“Family Feelings” is a collaborative blend of poetry and play reading that combines the work of this week’s TNB-featured poet John Foy (and others) and playwright A. R. Gurney. “Family Feelings” pays tribute to those relationships we know best, or least! Using scenes from Gurney’s Cocktail Hour – an appeal to gain Father’s approval for the staging of his son’s play – and selected poems by John Foy and others, the performance weaves together poems and script in counterpoint so that, through echoes and associative logic, they get to the psychic truth of unspoken family feelings.

Indian Café, 108th St. and Broadway (NYC), Sunday, January 22, 2012, at 4:00 p.m.


By John Foy


How can I help you with your grief,
though maybe I shouldn’t even try
if truth be told.  There’s no relief
really.  Your mother had to die
someday, and how unfit
a man you’d be if you couldn’t make
believe you were tough enough to take it
and move on, how fake
the higher calculus, being
at peace and all that.  You’ve lost
her now, few care, and nothing
can help, and no one knows the cost
you’ve paid—but everyone knows
we die like dogs in the deep snow.

You’re a busy man. You have a good job, a family, you live in a great city. There must be other ways you could spend your time.  Why bother writing poetry in a time when most people have lost faith in literature and when poetry seems so far removed from what people care about?

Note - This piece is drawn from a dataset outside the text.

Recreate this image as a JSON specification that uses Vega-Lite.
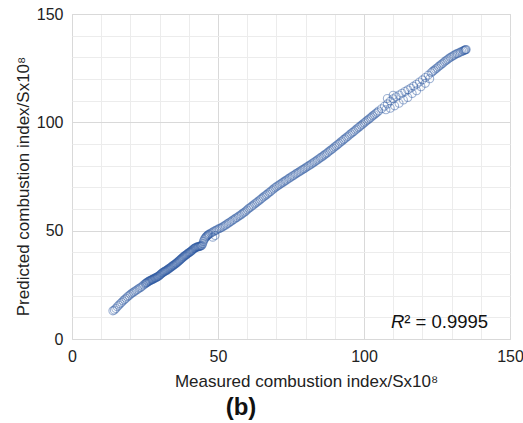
{
  "$schema": "https://vega.github.io/schema/vega-lite/v6.json",
  "width": 438,
  "height": 325,
  "autosize": "none",
  "padding": {"left": 72, "top": 14, "right": 13, "bottom": 84},
  "background": "white",
  "config": {
    "font": "Liberation Sans",
    "view": {"stroke": "#d6d6d6", "strokeWidth": 1}
  },
  "title": {
    "text": "(b)",
    "orient": "bottom",
    "anchor": "middle",
    "dx": -50,
    "offset": 7,
    "fontSize": 24,
    "fontWeight": "bold",
    "color": "#111"
  },
  "resolve": {"axis": {"x": "independent", "y": "independent"}},
  "layer": [
    {
      "data": {
        "values": "x,y\n14.0,13.0\n14.5,13.4\n15.0,14.1\n15.5,14.9\n16.0,15.6\n16.5,16.3\n17.0,16.9\n17.5,17.6\n18.0,18.2\n18.5,18.8\n19.0,19.5\n19.5,20.0\n20.0,20.6\n20.5,21.1\n21.0,21.6\n21.5,22.0\n22.0,22.5\n22.5,22.9\n23.0,23.4\n23.5,23.8\n24.0,24.3\n24.5,24.9\n25.0,25.4\n25.25,25.7\n25.5,25.9\n25.75,26.1\n26.0,26.4\n26.25,26.6\n26.5,26.8\n26.75,27.0\n27.0,27.1\n27.25,27.3\n27.5,27.5\n27.75,27.6\n28.0,27.8\n28.25,28.0\n28.5,28.2\n28.75,28.3\n29.0,28.5\n29.25,28.7\n29.5,28.9\n29.75,29.1\n30.0,29.4\n30.25,29.7\n30.5,30.0\n30.75,30.3\n31.0,30.6\n31.25,30.8\n31.5,31.0\n31.75,31.2\n32.0,31.4\n32.25,31.6\n32.5,31.8\n32.75,32.0\n33.0,32.3\n33.25,32.5\n33.5,32.8\n33.75,33.0\n34.0,33.3\n34.25,33.5\n34.5,33.8\n34.75,34.0\n35.0,34.3\n35.25,34.5\n35.5,34.8\n35.75,35.0\n36.0,35.3\n36.25,35.6\n36.5,35.9\n36.75,36.2\n37.0,36.5\n37.25,36.8\n37.5,37.1\n37.75,37.4\n38.0,37.7\n38.25,38.0\n38.5,38.3\n38.75,38.5\n39.0,38.8\n39.25,39.0\n39.5,39.3\n39.75,39.6\n40.0,39.8\n40.25,40.0\n40.5,40.2\n40.75,40.5\n41.0,40.8\n41.25,41.1\n41.5,41.4\n41.75,41.7\n42.0,41.9\n42.25,42.1\n42.5,42.3\n42.75,42.4\n43.0,42.5\n43.25,42.6\n43.5,42.7\n43.75,42.8\n44.0,42.9\n44.25,43.0\n44.5,43.3\n44.75,44.0\n45.0,45.0\n45.25,45.8\n45.5,46.4\n45.75,46.9\n46.0,47.3\n46.25,47.6\n46.5,47.9\n46.75,48.2\n47.0,48.4\n47.5,48.8\n48.0,49.2\n48.2,47.0\n48.5,49.6\n49.0,50.0\n49.0,47.8\n49.5,50.3\n50.0,50.7\n50.5,51.0\n51.0,51.3\n51.5,51.7\n52.0,52.1\n52.5,52.5\n53.0,53.0\n53.5,53.4\n54.0,53.9\n54.5,54.3\n55.0,54.8\n55.5,55.2\n56.0,55.7\n56.5,56.1\n57.0,56.6\n57.5,57.0\n58.0,57.5\n58.5,58.0\n59.0,58.5\n59.5,59.0\n60,59.6\n60.5,60.2\n61,60.7\n61.5,61.2\n62,61.7\n62.5,62.3\n63,62.8\n63.5,63.3\n64,63.8\n64.5,64.4\n65,64.9\n65.5,65.5\n66,66.0\n66.5,66.5\n67,67.0\n67.5,67.6\n68,68.1\n68.5,68.7\n69,69.2\n69.5,69.8\n70,70.3\n70.5,70.7\n71,71.2\n71.5,71.6\n72,72.1\n72.5,72.5\n73,73.0\n73.5,73.4\n74,73.9\n74.5,74.3\n75,74.8\n75.5,75.2\n76,75.6\n76.5,76.1\n77,76.5\n77.5,76.9\n78,77.3\n78.5,77.8\n79,78.2\n79.5,78.6\n80,79.0\n80.5,79.5\n81,79.9\n81.5,80.3\n82,80.8\n82.5,81.2\n83,81.7\n83.5,82.1\n84,82.6\n84.5,83.1\n85,83.6\n85.5,84.0\n86,84.5\n86.5,85.0\n87,85.5\n87.5,86.0\n88,86.6\n88.5,87.1\n89,87.6\n89.5,88.1\n90,88.7\n90.5,89.2\n91,89.8\n91.5,90.3\n92,90.9\n92.5,91.4\n93,92.0\n93.5,92.5\n94,93.1\n94.5,93.6\n95,94.2\n95.5,94.7\n96,95.3\n96.5,95.8\n97,96.4\n97.5,96.9\n98,97.5\n98.5,98.0\n99,98.6\n99.5,99.1\n100,99.7\n100.5,100.2\n101,100.8\n101.5,101.3\n102,101.9\n102.5,102.4\n103,103.0\n103.5,103.5\n104,104.1\n104.5,104.6\n105,105.2\n106,106.3\n107,107.4\n107.5,105.8\n108,108.5\n108,111.0\n109,109.8\n109,106.5\n110,110.9\n110,112.5\n110.5,107.6\n111,111.8\n112,112.6\n112,108.8\n113,113.4\n113.5,110.3\n114,114.2\n115,115.0\n115,111.5\n116,115.8\n116.5,113.3\n117,116.7\n118,117.6\n118,114.6\n119,118.6\n119.5,116.4\n120,119.6\n121,120.7\n121,118.0\n122,121.8\n122.5,120.1\n123,122.9\n123.5,123.5\n124,124.0\n124.5,124.6\n125,125.1\n125.5,125.7\n126,126.2\n126.5,126.8\n127,127.3\n127.5,127.9\n128,128.4\n128.5,128.9\n129,129.4\n129.5,129.9\n130,130.3\n130.5,130.7\n131,131.1\n131.5,131.5\n132,131.8\n132.5,132.1\n133,132.4\n133.5,132.7\n134,133.0\n134.3,133.2\n134.6,133.4\n134.8,133.5\n135,133.6",
        "format": {"type": "csv", "parse": {"x": "number", "y": "number"}}
      },
      "mark": {"type": "point", "filled": false, "size": 64, "strokeWidth": 1.1, "color": "#2b57a0", "opacity": 0.45},
      "encoding": {
        "x": {
          "field": "x",
          "type": "quantitative",
          "scale": {"domain": [0, 150], "nice": false, "zero": false},
          "axis": {
            "orient": "top",
            "title": null,
            "values": [10, 20, 30, 40, 60, 70, 80, 90, 110, 120, 130, 140],
            "labels": false,
            "ticks": false,
            "domain": false,
            "gridColor": "#ececec",
            "gridWidth": 1
          }
        },
        "y": {
          "field": "y",
          "type": "quantitative",
          "scale": {"domain": [0, 150], "nice": false, "zero": false},
          "axis": {
            "orient": "right",
            "title": null,
            "values": [10, 20, 30, 40, 60, 70, 80, 90, 110, 120, 130, 140],
            "labels": false,
            "ticks": false,
            "domain": false,
            "gridColor": "#ececec",
            "gridWidth": 1
          }
        }
      }
    },
    {
      "data": {"values": [{"label": "R"}]},
      "mark": {"type": "text", "fontStyle": "italic", "fontSize": 18.5, "align": "right", "baseline": "alphabetic", "color": "#111"},
      "encoding": {
        "text": {"field": "label"},
        "x": {
          "datum": 113.8,
          "type": "quantitative",
          "axis": {
            "orient": "bottom",
            "title": "Measured combustion index/Sx10⁸",
            "values": [0, 50, 100, 150],
            "labelOverlap": false,
            "gridColor": "#d9d9d9",
            "gridWidth": 1,
            "grid": true,
            "ticks": false,
            "domain": false,
            "labelFontSize": 16,
            "labelColor": "#222",
            "labelPadding": 9,
            "labelFlush": false,
            "titleFontSize": 17,
            "titleFontWeight": "normal",
            "titleColor": "#222",
            "titlePadding": 9,
            "titleX": 234
          }
        },
        "y": {
          "datum": 5.2,
          "type": "quantitative",
          "axis": {
            "orient": "left",
            "title": "Predicted combustion index/Sx10⁸",
            "values": [0, 50, 100, 150],
            "labelOverlap": false,
            "gridColor": "#d9d9d9",
            "gridWidth": 1,
            "grid": true,
            "ticks": false,
            "domain": false,
            "labelFontSize": 16,
            "labelColor": "#222",
            "labelPadding": 9,
            "labelFlush": false,
            "titleFontSize": 17,
            "titleFontWeight": "normal",
            "titleColor": "#222",
            "titlePadding": 4,
            "titleY": 172
          }
        }
      }
    },
    {
      "data": {"values": [{"label": "² = 0.9995"}]},
      "mark": {"type": "text", "fontSize": 18.5, "align": "left", "baseline": "alphabetic", "color": "#111"},
      "encoding": {
        "text": {"field": "label"},
        "x": {"datum": 113.8, "type": "quantitative", "axis": null},
        "y": {"datum": 5.2, "type": "quantitative", "axis": null}
      }
    }
  ]
}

I was in an English class at a place called the Englewood School for Boys.  We were reading Shakespeare’s Julius Caesar with our teacher, Malcolm Duffy, and I was struck down by what Brutus said to Cassius before they parted ways toward the end, on the plains of Philippi: “O that a man might know / the end of this day’s business ‘ere it come! / But it sufficeth that the day will end, / and then the end is known.”